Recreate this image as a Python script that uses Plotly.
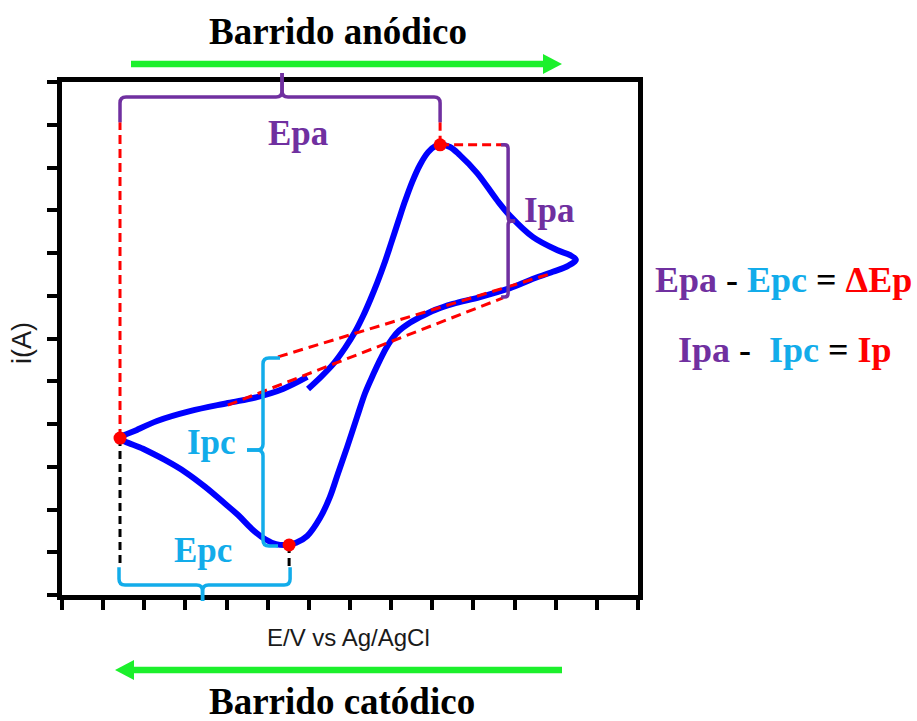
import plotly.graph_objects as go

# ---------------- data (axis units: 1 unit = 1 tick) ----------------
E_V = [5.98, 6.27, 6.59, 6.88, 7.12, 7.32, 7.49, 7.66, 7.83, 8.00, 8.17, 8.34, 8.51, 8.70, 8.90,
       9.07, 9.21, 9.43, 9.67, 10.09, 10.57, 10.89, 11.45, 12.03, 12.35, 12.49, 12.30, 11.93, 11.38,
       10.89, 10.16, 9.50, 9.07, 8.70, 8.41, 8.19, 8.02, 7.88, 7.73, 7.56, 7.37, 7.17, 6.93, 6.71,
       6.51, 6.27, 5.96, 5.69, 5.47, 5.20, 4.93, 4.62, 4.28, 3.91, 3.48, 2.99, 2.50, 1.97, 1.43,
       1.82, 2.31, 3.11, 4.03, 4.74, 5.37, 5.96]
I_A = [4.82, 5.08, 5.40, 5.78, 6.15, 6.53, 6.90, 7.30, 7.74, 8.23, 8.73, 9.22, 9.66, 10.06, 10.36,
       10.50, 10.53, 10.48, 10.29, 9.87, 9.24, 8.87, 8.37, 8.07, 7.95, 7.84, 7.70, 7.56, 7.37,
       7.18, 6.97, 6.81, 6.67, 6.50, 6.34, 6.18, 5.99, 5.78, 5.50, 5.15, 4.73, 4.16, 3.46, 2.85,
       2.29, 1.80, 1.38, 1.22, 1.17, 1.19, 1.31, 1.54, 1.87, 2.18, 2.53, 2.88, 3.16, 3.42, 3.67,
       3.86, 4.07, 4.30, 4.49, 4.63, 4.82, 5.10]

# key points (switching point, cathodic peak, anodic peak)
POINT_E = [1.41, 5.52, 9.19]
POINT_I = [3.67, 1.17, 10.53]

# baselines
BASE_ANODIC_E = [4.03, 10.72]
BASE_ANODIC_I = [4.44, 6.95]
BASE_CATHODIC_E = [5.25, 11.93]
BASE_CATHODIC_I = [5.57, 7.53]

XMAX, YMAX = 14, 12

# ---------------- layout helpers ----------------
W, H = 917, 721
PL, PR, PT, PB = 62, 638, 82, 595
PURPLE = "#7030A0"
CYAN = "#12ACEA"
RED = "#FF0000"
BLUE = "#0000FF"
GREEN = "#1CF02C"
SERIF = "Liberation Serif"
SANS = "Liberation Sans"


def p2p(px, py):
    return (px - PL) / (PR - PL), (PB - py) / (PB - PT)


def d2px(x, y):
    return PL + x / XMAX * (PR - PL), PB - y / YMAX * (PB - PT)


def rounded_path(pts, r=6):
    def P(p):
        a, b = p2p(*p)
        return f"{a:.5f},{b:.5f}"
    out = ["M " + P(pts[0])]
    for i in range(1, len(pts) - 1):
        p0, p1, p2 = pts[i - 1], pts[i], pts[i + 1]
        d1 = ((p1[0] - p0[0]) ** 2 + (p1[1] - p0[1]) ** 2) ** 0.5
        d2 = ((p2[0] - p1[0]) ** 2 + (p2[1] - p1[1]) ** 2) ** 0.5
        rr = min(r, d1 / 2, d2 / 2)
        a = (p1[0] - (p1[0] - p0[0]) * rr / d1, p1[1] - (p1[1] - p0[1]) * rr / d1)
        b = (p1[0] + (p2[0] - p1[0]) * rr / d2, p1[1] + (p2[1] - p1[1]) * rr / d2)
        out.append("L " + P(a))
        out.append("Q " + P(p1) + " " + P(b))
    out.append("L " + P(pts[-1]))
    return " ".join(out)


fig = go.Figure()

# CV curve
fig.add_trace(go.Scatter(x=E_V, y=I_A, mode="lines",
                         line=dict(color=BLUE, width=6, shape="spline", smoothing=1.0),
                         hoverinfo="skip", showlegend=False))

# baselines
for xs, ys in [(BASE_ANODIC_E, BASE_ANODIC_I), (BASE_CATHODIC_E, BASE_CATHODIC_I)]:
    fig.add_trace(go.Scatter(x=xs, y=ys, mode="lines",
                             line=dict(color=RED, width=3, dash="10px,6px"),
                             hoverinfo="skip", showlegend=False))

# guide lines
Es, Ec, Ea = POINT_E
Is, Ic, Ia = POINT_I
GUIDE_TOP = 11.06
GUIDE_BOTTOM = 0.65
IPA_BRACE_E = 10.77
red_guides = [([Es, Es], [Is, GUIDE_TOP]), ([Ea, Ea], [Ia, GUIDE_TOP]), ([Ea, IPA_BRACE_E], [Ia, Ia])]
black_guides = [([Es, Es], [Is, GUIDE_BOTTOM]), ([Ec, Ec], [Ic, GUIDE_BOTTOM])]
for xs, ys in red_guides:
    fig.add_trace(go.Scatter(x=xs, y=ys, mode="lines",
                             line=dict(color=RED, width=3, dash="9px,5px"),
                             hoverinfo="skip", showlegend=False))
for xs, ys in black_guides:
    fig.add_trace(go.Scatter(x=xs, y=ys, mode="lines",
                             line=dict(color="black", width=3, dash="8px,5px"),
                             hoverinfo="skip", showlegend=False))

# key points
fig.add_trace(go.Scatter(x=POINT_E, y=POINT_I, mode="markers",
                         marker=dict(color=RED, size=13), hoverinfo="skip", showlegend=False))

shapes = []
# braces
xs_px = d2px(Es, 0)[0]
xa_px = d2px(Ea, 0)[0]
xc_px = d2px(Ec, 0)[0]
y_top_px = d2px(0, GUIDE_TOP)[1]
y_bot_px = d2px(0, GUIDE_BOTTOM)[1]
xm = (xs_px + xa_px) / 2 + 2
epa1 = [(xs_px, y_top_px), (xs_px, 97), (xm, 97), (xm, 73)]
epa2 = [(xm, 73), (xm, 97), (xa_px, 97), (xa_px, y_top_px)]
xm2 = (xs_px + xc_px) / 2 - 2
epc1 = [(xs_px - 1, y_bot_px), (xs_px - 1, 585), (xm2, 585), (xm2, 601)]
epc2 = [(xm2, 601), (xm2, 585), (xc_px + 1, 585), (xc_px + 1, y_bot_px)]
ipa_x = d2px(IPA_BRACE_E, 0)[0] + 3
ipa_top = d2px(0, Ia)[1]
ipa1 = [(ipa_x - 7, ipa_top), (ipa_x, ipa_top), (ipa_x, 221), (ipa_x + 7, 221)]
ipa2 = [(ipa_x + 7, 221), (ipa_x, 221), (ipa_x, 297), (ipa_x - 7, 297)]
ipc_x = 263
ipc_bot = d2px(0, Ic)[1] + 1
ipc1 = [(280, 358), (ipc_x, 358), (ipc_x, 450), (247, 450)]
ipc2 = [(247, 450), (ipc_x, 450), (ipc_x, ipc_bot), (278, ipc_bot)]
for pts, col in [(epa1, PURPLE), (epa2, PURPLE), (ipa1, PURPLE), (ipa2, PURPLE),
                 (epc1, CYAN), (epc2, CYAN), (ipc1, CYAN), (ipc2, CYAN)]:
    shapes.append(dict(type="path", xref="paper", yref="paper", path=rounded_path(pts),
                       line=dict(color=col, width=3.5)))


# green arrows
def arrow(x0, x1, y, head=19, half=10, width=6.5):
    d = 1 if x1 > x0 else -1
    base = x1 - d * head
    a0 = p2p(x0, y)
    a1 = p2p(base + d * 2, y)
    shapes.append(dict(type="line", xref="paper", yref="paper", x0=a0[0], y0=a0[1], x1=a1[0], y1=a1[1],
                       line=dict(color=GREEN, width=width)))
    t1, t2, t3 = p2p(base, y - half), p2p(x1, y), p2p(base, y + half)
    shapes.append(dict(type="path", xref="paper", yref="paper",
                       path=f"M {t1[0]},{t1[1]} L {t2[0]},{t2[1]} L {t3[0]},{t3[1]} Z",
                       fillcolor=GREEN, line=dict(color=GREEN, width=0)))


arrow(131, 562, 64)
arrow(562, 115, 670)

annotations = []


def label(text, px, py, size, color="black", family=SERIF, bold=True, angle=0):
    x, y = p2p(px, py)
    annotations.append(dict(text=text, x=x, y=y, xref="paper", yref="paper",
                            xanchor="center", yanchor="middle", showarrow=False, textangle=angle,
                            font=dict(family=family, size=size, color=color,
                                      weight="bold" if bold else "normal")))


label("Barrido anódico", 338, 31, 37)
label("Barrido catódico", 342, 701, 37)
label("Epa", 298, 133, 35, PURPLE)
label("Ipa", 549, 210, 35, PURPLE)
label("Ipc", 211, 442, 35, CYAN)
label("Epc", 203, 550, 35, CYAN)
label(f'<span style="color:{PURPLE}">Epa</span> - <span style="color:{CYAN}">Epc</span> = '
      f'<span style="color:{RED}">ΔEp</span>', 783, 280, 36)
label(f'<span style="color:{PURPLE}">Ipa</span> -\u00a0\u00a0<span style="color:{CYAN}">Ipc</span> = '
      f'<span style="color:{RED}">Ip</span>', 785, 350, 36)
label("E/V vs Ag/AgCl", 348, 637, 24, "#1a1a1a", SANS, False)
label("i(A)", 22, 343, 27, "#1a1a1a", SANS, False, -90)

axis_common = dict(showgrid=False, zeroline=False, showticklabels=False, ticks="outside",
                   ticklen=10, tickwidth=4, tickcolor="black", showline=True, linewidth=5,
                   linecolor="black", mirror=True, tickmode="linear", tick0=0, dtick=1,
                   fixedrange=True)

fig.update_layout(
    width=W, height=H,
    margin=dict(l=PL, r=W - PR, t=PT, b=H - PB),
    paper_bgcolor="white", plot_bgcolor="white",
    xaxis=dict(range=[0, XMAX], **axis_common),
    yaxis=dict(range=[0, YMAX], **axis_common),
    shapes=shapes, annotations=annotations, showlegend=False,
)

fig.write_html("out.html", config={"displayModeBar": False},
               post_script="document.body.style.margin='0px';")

*Exercise details*: Up to and including the line with "import plotly.graph_objects as go", copy the data above from its first line. Skip pictures.

*Answer for this exercise*:
Recreate this image as a Python script that uses Plotly.
import plotly.graph_objects as go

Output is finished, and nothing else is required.